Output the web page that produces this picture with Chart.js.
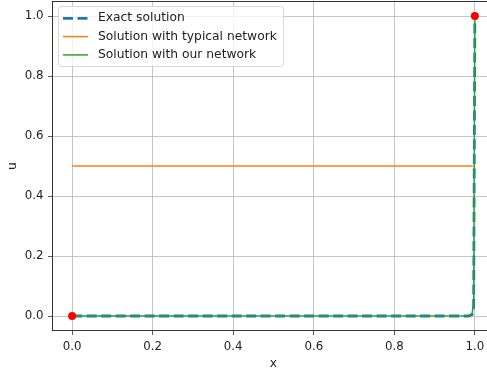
<!DOCTYPE html>
<html>
<head>
<meta charset="utf-8">
<script src="https://cdn.jsdelivr.net/npm/chart.js@4.4.1/dist/chart.umd.min.js"></script>
<style>
  html, body { margin: 0; padding: 0; overflow: hidden; background: #fff; }
  #wrap { width: 500px; height: 374px; position: relative; top: -3px; }
</style>
</head>
<body>
<div id="wrap"><canvas id="c"></canvas></div>
<script>
// Tick values for both axes
const xTicks = [0, 0.2, 0.4, 0.6, 0.8, 1.0];
const uTicks = [0, 0.2, 0.4, 0.6, 0.8, 1.0];

// Exact solution: flat at 0, boundary layer at x = 1
const xExact = [0, 0.985, 0.993, 0.997, 1.0];
const uExact = [0, 0, 0.005, 0.03, 1.0];

// Solution with typical network: stuck at 0.5
const xTypical = [0, 0.995];
const uTypical = [0.5, 0.5];

// Solution with our network
const xOurs = [0, 0.985, 0.993, 0.997, 1.0];
const uOurs = [0, 0.001, 0.008, 0.04, 1.0];

// Boundary conditions
const xBoundary = [0, 1];
const uBoundary = [0, 1];

const labels = ['Exact solution', 'Solution with typical network', 'Solution with our network'];

const FONT = 'DejaVu Sans';
const FS_TICK = 11.8;
const FS_TEXT = 12.3;
const toPts = (xs, ys) => xs.map((x, i) => ({ x: x, y: ys[i] }));

// Legend drawn inside the plot area, upper left
const legendBox = {
  id: 'legendBox',
  afterDraw(chart) {
    const ctx = chart.ctx;
    const a = chart.chartArea;
    const items = chart.data.datasets.filter(d => d.label);
    const bx = a.left + 6, by = a.top + 5, bw = 225, bh = 60, r = 3;
    ctx.save();
    ctx.beginPath();
    ctx.roundRect(bx + 0.5, by + 0.5, bw, bh, r);
    ctx.fillStyle = 'rgba(255,255,255,0.8)';
    ctx.fill();
    ctx.strokeStyle = '#d6d6d6';
    ctx.lineWidth = 1;
    ctx.stroke();
    ctx.font = FS_TEXT + 'px "' + FONT + '"';
    ctx.textBaseline = 'middle';
    ctx.textAlign = 'left';
    items.forEach((d, i) => {
      const y = by + 12.3 + i * 18.3;
      ctx.beginPath();
      ctx.setLineDash(d.borderDash || []);
      ctx.lineWidth = d.borderWidth;
      ctx.strokeStyle = d.borderColor;
      ctx.moveTo(bx + 5, y);
      ctx.lineTo(bx + 30, y);
      ctx.stroke();
      ctx.setLineDash([]);
      ctx.fillStyle = '#222';
      ctx.fillText(d.label, bx + 40, y);
    });
    ctx.restore();
  }
};

// Full frame around the plot area
const frame = {
  id: 'frame',
  afterDatasetsDraw(chart) {
    const a = chart.chartArea, ctx = chart.ctx;
    ctx.save();
    ctx.strokeStyle = '#333';
    ctx.lineWidth = 1;
    ctx.strokeRect(a.left + 0.5, a.top + 0.5, a.right - a.left - 1, a.bottom - a.top - 1);
    ctx.restore();
  }
};

const axisCommon = (vals) => ({
  type: 'linear',
  min: -0.05,
  max: 1.05,
  afterBuildTicks(scale) { scale.ticks = vals.map(v => ({ value: v })); },
  grid: { color: '#b8b8b8', lineWidth: 0.8, tickColor: '#333', tickLength: 4, drawTicks: true },
  border: { display: false },
  ticks: {
    color: '#222',
    font: { family: FONT, size: FS_TICK },
    padding: 4.5,
    callback: v => v.toFixed(1),
    autoSkip: false,
    maxRotation: 0
  }
});

const xAxis = axisCommon(xTicks);
xAxis.title = { display: true, text: 'x', color: '#222', font: { family: FONT, size: FS_TEXT }, padding: { top: 0, bottom: 0 } };
xAxis.afterFit = s => { s.height = 40; s.paddingLeft = 0; s.paddingRight = 0; };

const yAxis = axisCommon(uTicks);
yAxis.title = { display: true, text: 'u', color: '#222', font: { family: FONT, size: FS_TEXT }, padding: { top: 5, bottom: 0 } };
yAxis.afterFit = s => { s.width = 52; s.paddingTop = 0; s.paddingBottom = 0; };

new Chart(document.getElementById('c'), {
  type: 'scatter',
  data: {
    datasets: [
      { label: labels[0], data: toPts(xExact, uExact), showLine: true, borderColor: '#1f77b4', borderWidth: 2.8, borderDash: [10, 4.5], pointRadius: 0, order: 3, tension: 0 },
      { label: labels[1], data: toPts(xTypical, uTypical), showLine: true, borderColor: '#ff7f0e', borderWidth: 1.5, pointRadius: 0, order: 2 },
      { label: labels[2], data: toPts(xOurs, uOurs), showLine: true, borderColor: '#2ca02c', borderWidth: 1.5, pointRadius: 0, order: 1 },
      { data: toPts(xBoundary, uBoundary), showLine: false, backgroundColor: '#ff0000', borderColor: '#ff0000', pointRadius: 4, borderWidth: 0, order: 0 }
    ]
  },
  options: {
    responsive: true,
    maintainAspectRatio: false,
    animation: false,
    layout: { padding: { top: 1, right: 5, left: 0, bottom: 0 } },
    plugins: { legend: { display: false }, tooltip: { enabled: false } },
    scales: { x: xAxis, y: yAxis }
  },
  plugins: [frame, legendBox]
});
</script>
</body>
</html>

▸ Task to carry out:
Repeat the listing above up to and including the line with "const uTypical = [0.5, 0.5];", starting from its first line. Drop any pictures.

▸ Answer to this exercise:
Output the web page that produces this picture with Chart.js.
<!DOCTYPE html>
<html>
<head>
<meta charset="utf-8">
<script src="https://cdn.jsdelivr.net/npm/chart.js@4.4.1/dist/chart.umd.min.js"></script>
<style>
  html, body { margin: 0; padding: 0; overflow: hidden; background: #fff; }
  #wrap { width: 500px; height: 374px; position: relative; top: -3px; }
</style>
</head>
<body>
<div id="wrap"><canvas id="c"></canvas></div>
<script>
// Tick values for both axes
const xTicks = [0, 0.2, 0.4, 0.6, 0.8, 1.0];
const uTicks = [0, 0.2, 0.4, 0.6, 0.8, 1.0];

// Exact solution: flat at 0, boundary layer at x = 1
const xExact = [0, 0.985, 0.993, 0.997, 1.0];
const uExact = [0, 0, 0.005, 0.03, 1.0];

// Solution with typical network: stuck at 0.5
const xTypical = [0, 0.995];
const uTypical = [0.5, 0.5];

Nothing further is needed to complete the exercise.